PROMPT:
Starting at the first line of the listing below, repeat each line up to and including the one containing "rects[6] = (xr". Leave out pictures.

[start]

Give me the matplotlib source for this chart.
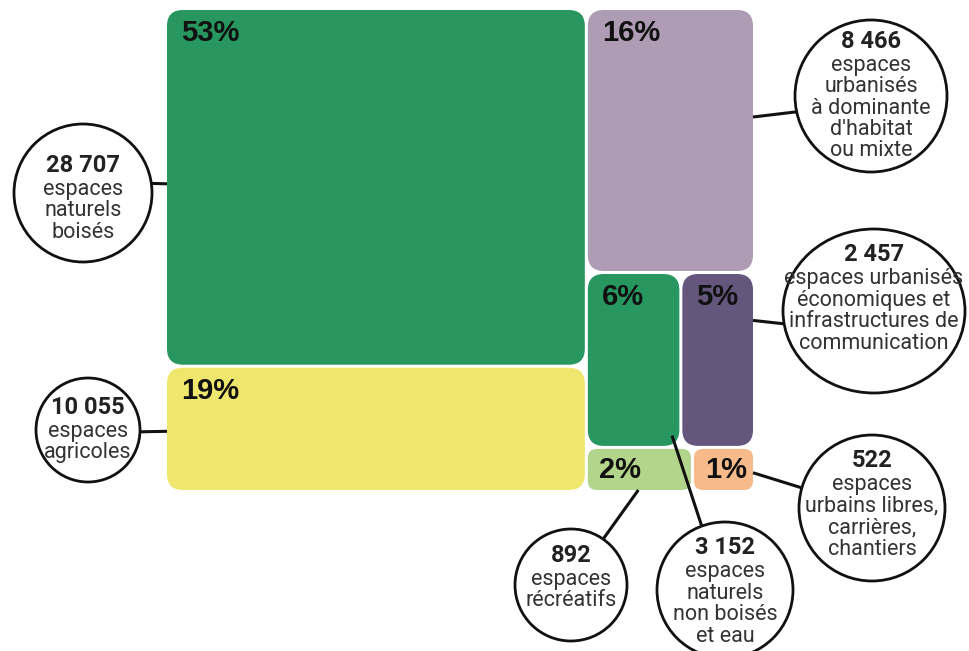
import matplotlib.pyplot as plt
from matplotlib.patches import FancyBboxPatch, Ellipse
import numpy as np

# Data (hectares by land-use category)
values = [28707, 10055, 8466, 3152, 2457, 892, 522]
descriptions = [
    "espaces\nnaturels\nboisés",
    "espaces\nagricoles",
    "espaces\nurbanisés\nà dominante\nd'habitat\nou mixte",
    "espaces\nnaturels\nnon boisés\net eau",
    "espaces urbanisés\néconomiques et\ninfrastructures de\ncommunication",
    "espaces\nrécréatifs",
    "espaces\nurbains libres,\ncarrières,\nchantiers",
]
colors = ["#27975f", "#efe76d", "#ae9bb4", "#27975f", "#65567e", "#b3d48b", "#f7bb8b"]

FONT = ["Roboto", "DejaVu Sans"]
PCT_FONT = ["Liberation Sans", "DejaVu Sans"]

# -------------------
# Treemap layout (slice and dice)
# -------------------
X0, Y0, W, H = 165.5, 8.5, 589.0, 483.0
GAP = 3.0
total = sum(values)
rects = [None] * len(values)

wl = W * (values[0] + values[1]) / total
h0 = H * values[0] / (values[0] + values[1])
rects[0] = (X0, Y0, wl, h0)
rects[1] = (X0, Y0 + h0, wl, H - h0)

xr, wr = X0 + wl, W - wl
rsum = sum(values[2:])
h2 = H * values[2] / rsum
rects[2] = (xr, Y0, wr, h2)

rest_h = H - h2
rest_sum = sum(values[3:])
row1 = values[3] + values[4]
hr1 = rest_h * row1 / rest_sum
w3 = wr * values[3] / row1
rects[3] = (xr, Y0 + h2, w3, hr1)
rects[4] = (xr + w3, Y0 + h2, wr - w3, hr1)
row2 = values[5] + values[6]
w5 = wr * values[5] / row2
rects[5] = (xr, Y0 + h2 + hr1, w5, rest_h - hr1)
rects[6] = (xr + w5, Y0 + h2 + hr1, wr - w5, rest_h - hr1)

# circle callouts: cx, cy, width, height, anchor fx, anchor fy, angle on circle, text shift
callouts = [
    (83, 193, 138, 138, 0.0, 0.49, -8, 6),
    (88, 430, 104, 104, 0.0, 0.52, 2, 0),
    (871, 96, 152, 152, 1.0, 0.41, 168, 0),
    (725, 590, 136, 136, 0.92, 0.94, -110, 2),
    (874, 311, 182, 164, 1.0, 0.27, 171, -12),
    (571, 585, 112, 112, 0.49, 1.0, -55, -7),
    (872, 508, 146, 146, 1.0, 0.58, 196, -3),
]

fig = plt.figure(figsize=(9.69, 6.51), dpi=100)
ax = fig.add_axes([0, 0, 1, 1])
ax.set_xlim(0, 969)
ax.set_ylim(651, 0)
ax.axis("off")

for i, (x, y, w, h) in enumerate(rects):
    x, y, w, h = x + GAP / 2, y + GAP / 2, w - GAP, h - GAP
    rad = 16 if min(w, h) > 60 else 9
    box = FancyBboxPatch((x, y), w, h, boxstyle=f"round,pad=0,rounding_size={rad}",
                         facecolor=colors[i], edgecolor="none", zorder=1)
    ax.add_patch(box)
    pct = f"{round(100 * values[i] / total)}%"
    if h > 60:
        ax.text(x + 14, y + 9, pct, fontsize=21, fontweight="bold", family=PCT_FONT,
                color="#111111", va="top", ha="left", zorder=2)
    else:
        ax.text(x + 11, y + h / 2 + 1, pct, fontsize=21, fontweight="bold", family=PCT_FONT,
                color="#111111", va="center", ha="left", zorder=2)

for i, (cx, cy, cw, ch, fx, fy, ang, tdy) in enumerate(callouts):
    x, y, w, h = rects[i]
    x, y, w, h = x + GAP / 2, y + GAP / 2, w - GAP, h - GAP
    ax0, ay0 = x + fx * w, y + fy * h
    a = np.deg2rad(ang)
    ex, ey = cx + cw / 2 * np.cos(a), cy + ch / 2 * np.sin(a)
    ax.plot([ax0, ex], [ay0, ey], color="#111111", lw=2.2, zorder=3, solid_capstyle="butt")
    ax.add_patch(Ellipse((cx, cy), cw, ch, facecolor="white", edgecolor="#111111",
                         lw=2.0, zorder=4))

    lines = descriptions[i].split("\n")
    block = 24 + (len(lines) - 1) * 21.5
    ny = cy - block / 2 + tdy
    number = f"{values[i]:,}".replace(",", " ")
    ax.text(cx, ny, number, fontsize=17, fontweight="bold", family=FONT,
            color="#222222", ha="center", va="center", zorder=5)
    for k, line in enumerate(lines):
        ax.text(cx, ny + 24 + k * 21.5, line, fontsize=15.5, family=FONT,
                color="#333333", ha="center", va="center", zorder=5)

plt.savefig("out.png", dpi=100)
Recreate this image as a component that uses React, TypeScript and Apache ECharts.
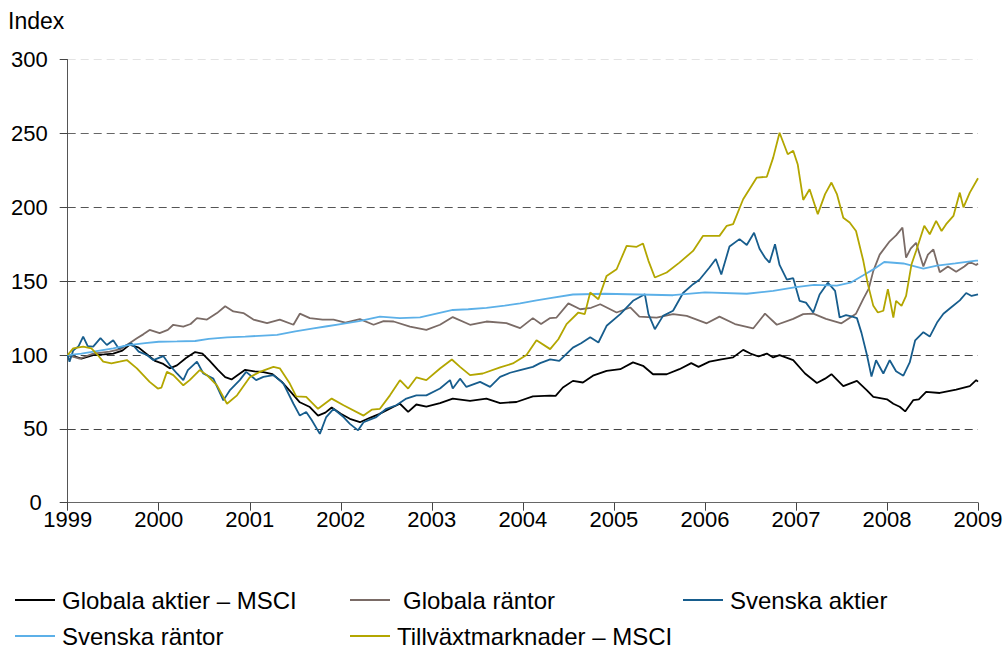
import React, { useEffect, useRef } from "react";
import * as echarts from "echarts";

const yearTicks = [1999, 2000, 2001, 2002, 2003, 2004, 2005, 2006, 2007, 2008, 2009];
const yTicks = [0, 50, 100, 150, 200, 250, 300];

const seriesNames = [
  "Globala aktier – MSCI",
  "Globala räntor",
  "Svenska aktier",
  "Svenska räntor",
  "Tillväxtmarknader – MSCI",
];

const globalaAktier: [number, number][] = [
  [1999.0,100],[1999.08,99],[1999.15,97.5],[1999.28,100],[1999.4,100.5],[1999.5,101],[1999.6,103],[1999.68,107],[1999.78,105],[1999.88,100],[1999.96,96],[2000.05,94],[2000.12,91],[2000.2,93],[2000.3,98],[2000.4,102],[2000.48,101],[2000.56,96],[2000.65,90],[2000.73,85],[2000.8,83.5],[2000.88,87],[2000.95,90],[2001.05,89],[2001.15,88.5],[2001.25,87],[2001.35,82],[2001.45,75],[2001.55,68],[2001.66,64.8],[2001.75,59],[2001.83,61],[2001.9,64.5],[2002.0,60.2],[2002.1,56.8],[2002.21,54.5],[2002.32,57.5],[2002.42,60],[2002.5,62.5],[2002.58,65],[2002.65,67],[2002.74,61.5],[2002.83,66.5],[2002.94,65],[2003.09,67.5],[2003.23,70.5],[2003.42,69],[2003.6,70.5],[2003.75,67.5],[2003.93,68.2],[2004.11,72],[2004.3,72.5],[2004.36,72.3],[2004.44,78],[2004.55,82.5],[2004.66,81.4],[2004.77,86],[2004.92,89.3],[2005.07,90.4],[2005.21,95],[2005.32,92.7],[2005.43,87],[2005.58,87],[2005.72,90.4],[2005.85,94.5],[2005.93,92],[2006.05,95.5],[2006.18,97],[2006.31,98.4],[2006.42,103.5],[2006.5,101],[2006.59,99],[2006.68,101],[2006.75,98.4],[2006.82,100],[2006.97,96.6],[2007.1,87.5],[2007.23,81.1],[2007.32,84],[2007.39,87],[2007.52,79],[2007.67,82.5],[2007.78,76],[2007.85,71.6],[2008.0,70],[2008.07,67],[2008.14,65],[2008.2,61.8],[2008.29,69.5],[2008.35,70],[2008.43,75],[2008.58,74.3],[2008.76,76.6],[2008.91,79],[2008.98,83],[2009.0,82],
];

const globalaRantor: [number, number][] = [
  [1999.0,100],[1999.13,97.5],[1999.28,101],[1999.46,102.3],[1999.58,104],[1999.65,106.8],[1999.76,111.4],[1999.83,114],[1999.9,117],[2000.01,114.8],[2000.1,117],[2000.16,120.5],[2000.27,119.3],[2000.35,121],[2000.42,125],[2000.53,124],[2000.64,128.4],[2000.73,133],[2000.82,129.5],[2000.93,128.4],[2001.04,124],[2001.19,121.6],[2001.33,124],[2001.48,120.5],[2001.55,128],[2001.66,125],[2001.8,124],[2001.92,124],[2002.05,122],[2002.21,124.3],[2002.36,120.5],[2002.47,123],[2002.58,122.7],[2002.76,119.3],[2002.94,117],[2003.09,120.5],[2003.23,125.7],[2003.42,120.5],[2003.6,122.7],[2003.82,121.6],[2003.97,118.2],[2004.11,125],[2004.2,121],[2004.3,125],[2004.37,125.4],[2004.5,135],[2004.63,131],[2004.75,132],[2004.85,134.4],[2005.03,128.8],[2005.18,132.2],[2005.28,126],[2005.47,125.4],[2005.65,127.7],[2005.8,126.5],[2006.02,121.5],[2006.16,126],[2006.33,121],[2006.53,118],[2006.66,128],[2006.79,120.5],[2006.97,124.5],[2007.08,127.7],[2007.19,128],[2007.33,124.5],[2007.5,121.5],[2007.66,128],[2007.74,138],[2007.8,145],[2007.85,157],[2007.92,168],[2008.03,177],[2008.1,181],[2008.17,186.3],[2008.21,166],[2008.26,172],[2008.32,176],[2008.4,160],[2008.45,168],[2008.51,171.5],[2008.58,156],[2008.67,160],[2008.76,156.4],[2008.85,160],[2008.91,163],[2008.98,161],[2009.0,162],
];

const svenskaAktier: [number, number][] = [
  [1999.0,100],[1999.02,95.5],[1999.06,103],[1999.12,106],[1999.17,112.5],[1999.22,106],[1999.28,105.7],[1999.36,111.4],[1999.43,106.8],[1999.5,110],[1999.56,104.5],[1999.65,106.8],[1999.7,108],[1999.78,102.3],[1999.87,100],[1999.94,96.6],[2000.05,99.3],[2000.12,93.2],[2000.2,87.5],[2000.27,83],[2000.32,89.8],[2000.42,95.5],[2000.49,87.5],[2000.6,84],[2000.71,69.3],[2000.78,76],[2000.89,83],[2000.96,88.6],[2001.07,83],[2001.15,85.2],[2001.26,86.4],[2001.37,80.7],[2001.48,67],[2001.55,59],[2001.62,61.4],[2001.68,56],[2001.77,46.6],[2001.84,58],[2001.92,63.6],[2002.03,58],[2002.1,53.4],[2002.19,49],[2002.25,54.5],[2002.39,58],[2002.5,63.6],[2002.61,66],[2002.72,70.5],[2002.83,72.7],[2002.94,72.7],[2003.09,77.3],[2003.2,83],[2003.23,77.3],[2003.31,84],[2003.38,78.4],[2003.53,81.8],[2003.64,78.4],[2003.75,85.2],[2003.86,88],[2003.97,89.8],[2004.11,92],[2004.19,94.5],[2004.3,97],[2004.4,96],[2004.55,105],[2004.64,108],[2004.74,112],[2004.83,108.5],[2004.92,119.8],[2005.07,127.7],[2005.21,136.7],[2005.34,141.2],[2005.38,127.7],[2005.45,117.5],[2005.54,126.5],[2005.65,130],[2005.76,142],[2005.87,148],[2005.94,151],[2006.05,159.3],[2006.12,165],[2006.18,154.5],[2006.27,173.5],[2006.38,178.5],[2006.46,174.5],[2006.54,182.8],[2006.6,172],[2006.66,166],[2006.71,162.6],[2006.77,175],[2006.82,161],[2006.9,151],[2006.97,152],[2007.04,136.7],[2007.11,135.5],[2007.19,128.8],[2007.26,141],[2007.35,149],[2007.43,143.5],[2007.48,125.4],[2007.55,127],[2007.62,126],[2007.67,125],[2007.72,115],[2007.78,100],[2007.83,85.5],[2007.88,96.5],[2007.96,87.5],[2008.03,96.5],[2008.1,89],[2008.18,86],[2008.25,95],[2008.31,110],[2008.4,115.5],[2008.47,112.5],[2008.55,122],[2008.62,128],[2008.7,132],[2008.8,137],[2008.87,142],[2008.93,140],[2009.0,141],
];

const svenskaRantor: [number, number][] = [
  [1999.0,100],[1999.15,101],[1999.3,102.5],[1999.5,104.5],[1999.65,106.5],[1999.85,108],[2000.0,109],[2000.2,109.2],[2000.4,109.5],[2000.55,111],[2000.75,112],[2000.95,112.5],[2001.1,113],[2001.3,113.6],[2001.5,116],[2001.7,118],[2001.85,119.5],[2002.0,121],[2002.2,123],[2002.43,126],[2002.65,125],[2002.87,125.5],[2003.05,128],[2003.23,130.5],[2003.4,131],[2003.6,132],[2003.8,133.5],[2003.97,135],[2004.15,137],[2004.3,138.5],[2004.55,141],[2004.9,141.5],[2005.28,141],[2005.65,140.5],[2006.0,142.5],[2006.46,141.5],[2006.75,143.5],[2007.0,146],[2007.2,147.5],[2007.45,147],[2007.6,149],[2007.74,154],[2007.85,158],[2007.97,163],[2008.18,162],[2008.4,158.5],[2008.55,160.5],[2008.75,162],[2008.98,164],[2009.0,164],
];

const tillvaxt: [number, number][] = [
  [1999.0,100],[1999.06,104.5],[1999.17,105.7],[1999.26,104.5],[1999.33,100],[1999.39,95.5],[1999.48,94.3],[1999.57,95.5],[1999.65,96.6],[1999.76,91],[1999.9,81.8],[1999.99,77.3],[2000.03,78],[2000.09,88.6],[2000.16,86.4],[2000.27,79.5],[2000.34,83],[2000.45,89.8],[2000.53,86.4],[2000.64,79.5],[2000.75,67],[2000.86,72.7],[2001.0,85],[2001.11,88.6],[2001.26,92],[2001.33,91],[2001.44,80.7],[2001.51,72],[2001.62,71.6],[2001.75,63.6],[2001.9,70.5],[2002.03,66],[2002.25,59],[2002.34,63],[2002.43,63.6],[2002.54,72.7],[2002.65,83],[2002.74,77.3],[2002.83,84.8],[2002.94,83],[2003.09,90.9],[2003.22,97],[2003.31,92],[2003.42,86.4],[2003.56,87.5],[2003.75,91.6],[2003.89,94.3],[2004.04,100],[2004.15,110],[2004.3,104],[2004.39,110.7],[2004.48,120.9],[2004.61,128.8],[2004.68,127.7],[2004.74,142.3],[2004.83,137.8],[2004.92,153.6],[2005.03,158.1],[2005.14,173.9],[2005.25,173.3],[2005.32,175.5],[2005.38,163.8],[2005.45,152.5],[2005.58,155.9],[2005.72,162.6],[2005.87,170.5],[2005.98,180.7],[2006.16,180.7],[2006.24,187.5],[2006.31,188.6],[2006.42,205.5],[2006.57,220.2],[2006.68,220.7],[2006.75,233.7],[2006.82,250.5],[2006.91,236],[2006.97,238.3],[2007.02,229],[2007.08,205],[2007.15,212.3],[2007.24,195.4],[2007.32,209],[2007.39,216.8],[2007.45,209],[2007.52,193],[2007.59,189.7],[2007.66,184],[2007.74,163.8],[2007.79,148],[2007.85,133.3],[2007.9,128.8],[2007.96,130],[2008.01,144.6],[2008.07,125.4],[2008.1,136.7],[2008.16,133.3],[2008.21,140],[2008.27,161.5],[2008.32,170.5],[2008.41,187.5],[2008.47,181.8],[2008.54,190.9],[2008.6,184],[2008.65,188.6],[2008.73,194.2],[2008.8,210],[2008.84,200],[2008.91,210],[2009.0,219.7],
];

const seriesData = [globalaAktier, globalaRantor, svenskaAktier, svenskaRantor, tillvaxt];
const seriesColors = ["#000000", "#7a6b66", "#175d8d", "#5cb0e8", "#b3a600"];

const FONT = "'Liberation Sans', Arial, sans-serif";
const FS = 22;
const LEGEND_FS = 24;

export default function App() {
  const ref = useRef<HTMLDivElement>(null);
  useEffect(() => {
    if (!ref.current) return;
    const chart = echarts.init(ref.current, undefined, { renderer: "svg" });
    const legendPos = [
      { left: 15, top: 588 },
      { left: 350, top: 588 },
      { left: 683, top: 588 },
      { left: 15, top: 624 },
      { left: 350, top: 624 },
    ];
    chart.setOption({
      animation: false,
      backgroundColor: "#ffffff",
      textStyle: { fontFamily: FONT },
      grid: { left: 67.7, right: 28, top: 59.7, bottom: 147.3, containLabel: false },
      graphic: [
        {
          type: "text",
          left: 8,
          top: 9,
          style: { text: "Index", fontSize: 23, fontFamily: FONT, fill: "#000" },
        },
      ],
      legend: seriesNames.map((n, i) => ({
        data: [n],
        left: legendPos[i].left,
        top: legendPos[i].top,
        padding: 0,
        icon: "rect",
        itemWidth: 40,
        itemHeight: 2,
        itemGap: 0,
        selectedMode: false,
        textStyle: {
          fontSize: LEGEND_FS,
          fontFamily: FONT,
          color: "#000",
          padding: [0, 0, 0, i === 1 ? 8 : 2],
        },
      })),
      xAxis: {
        type: "value",
        min: yearTicks[0],
        max: yearTicks[yearTicks.length - 1],
        interval: 1,
        axisLine: { show: true, lineStyle: { color: "#666", width: 1 } },
        axisTick: { show: true, length: 8, lineStyle: { color: "#444" } },
        axisLabel: {
          fontSize: FS,
          fontFamily: FONT,
          color: "#000",
          margin: 9,
          lineHeight: 16,
          formatter: (v: number) => String(Math.round(v)),
        },
        splitLine: { show: false },
      },
      yAxis: {
        type: "value",
        min: yTicks[0],
        max: yTicks[yTicks.length - 1],
        interval: 50,
        axisLine: { show: true, lineStyle: { color: "#555", width: 1 } },
        axisTick: { show: true, length: 8, lineStyle: { color: "#444" } },
        axisLabel: {
          fontSize: FS,
          fontFamily: FONT,
          color: "#000",
          margin: 20,
          lineHeight: 16,
          formatter: (v: number) => (v === 0 ? "{z|0}" : String(v)),
          rich: {
            z: { fontSize: FS, fontFamily: FONT, color: "#000", padding: [0, 6, 0, 0], lineHeight: 16 },
          },
        },
        splitLine: {
          show: true,
          lineStyle: {
            type: [8, 5],
            width: 1,
            color: ["#444", "#444", "#444", "#444", "#555", "#666", "#e3e3e3"],
          },
        },
      },
      series: seriesNames.map((n, i) => ({
        name: n,
        type: "line",
        data: seriesData[i],
        showSymbol: false,
        symbol: "none",
        lineStyle: { color: seriesColors[i], width: 1.8 },
        itemStyle: { color: seriesColors[i] },
        z: 2 + i,
      })),
    });
    return () => chart.dispose();
  }, []);
  return (
    <div
      ref={ref}
      style={{ position: "absolute", left: 0, top: 0, width: 1006, height: 650 }}
    />
  );
}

[end]

TASK OUTPUT:
Give me the matplotlib source for this chart.
import matplotlib.pyplot as plt
from matplotlib.patches import FancyBboxPatch, Ellipse
import numpy as np

# Data (hectares by land-use category)
values = [28707, 10055, 8466, 3152, 2457, 892, 522]
descriptions = [
    "espaces\nnaturels\nboisés",
    "espaces\nagricoles",
    "espaces\nurbanisés\nà dominante\nd'habitat\nou mixte",
    "espaces\nnaturels\nnon boisés\net eau",
    "espaces urbanisés\néconomiques et\ninfrastructures de\ncommunication",
    "espaces\nrécréatifs",
    "espaces\nurbains libres,\ncarrières,\nchantiers",
]
colors = ["#27975f", "#efe76d", "#ae9bb4", "#27975f", "#65567e", "#b3d48b", "#f7bb8b"]

FONT = ["Roboto", "DejaVu Sans"]
PCT_FONT = ["Liberation Sans", "DejaVu Sans"]

# -------------------
# Treemap layout (slice and dice)
# -------------------
X0, Y0, W, H = 165.5, 8.5, 589.0, 483.0
GAP = 3.0
total = sum(values)
rects = [None] * len(values)

wl = W * (values[0] + values[1]) / total
h0 = H * values[0] / (values[0] + values[1])
rects[0] = (X0, Y0, wl, h0)
rects[1] = (X0, Y0 + h0, wl, H - h0)

xr, wr = X0 + wl, W - wl
rsum = sum(values[2:])
h2 = H * values[2] / rsum
rects[2] = (xr, Y0, wr, h2)

rest_h = H - h2
rest_sum = sum(values[3:])
row1 = values[3] + values[4]
hr1 = rest_h * row1 / rest_sum
w3 = wr * values[3] / row1
rects[3] = (xr, Y0 + h2, w3, hr1)
rects[4] = (xr + w3, Y0 + h2, wr - w3, hr1)
row2 = values[5] + values[6]
w5 = wr * values[5] / row2
rects[5] = (xr, Y0 + h2 + hr1, w5, rest_h - hr1)
rects[6] = (xr + w5, Y0 + h2 + hr1, wr - w5, rest_h - hr1)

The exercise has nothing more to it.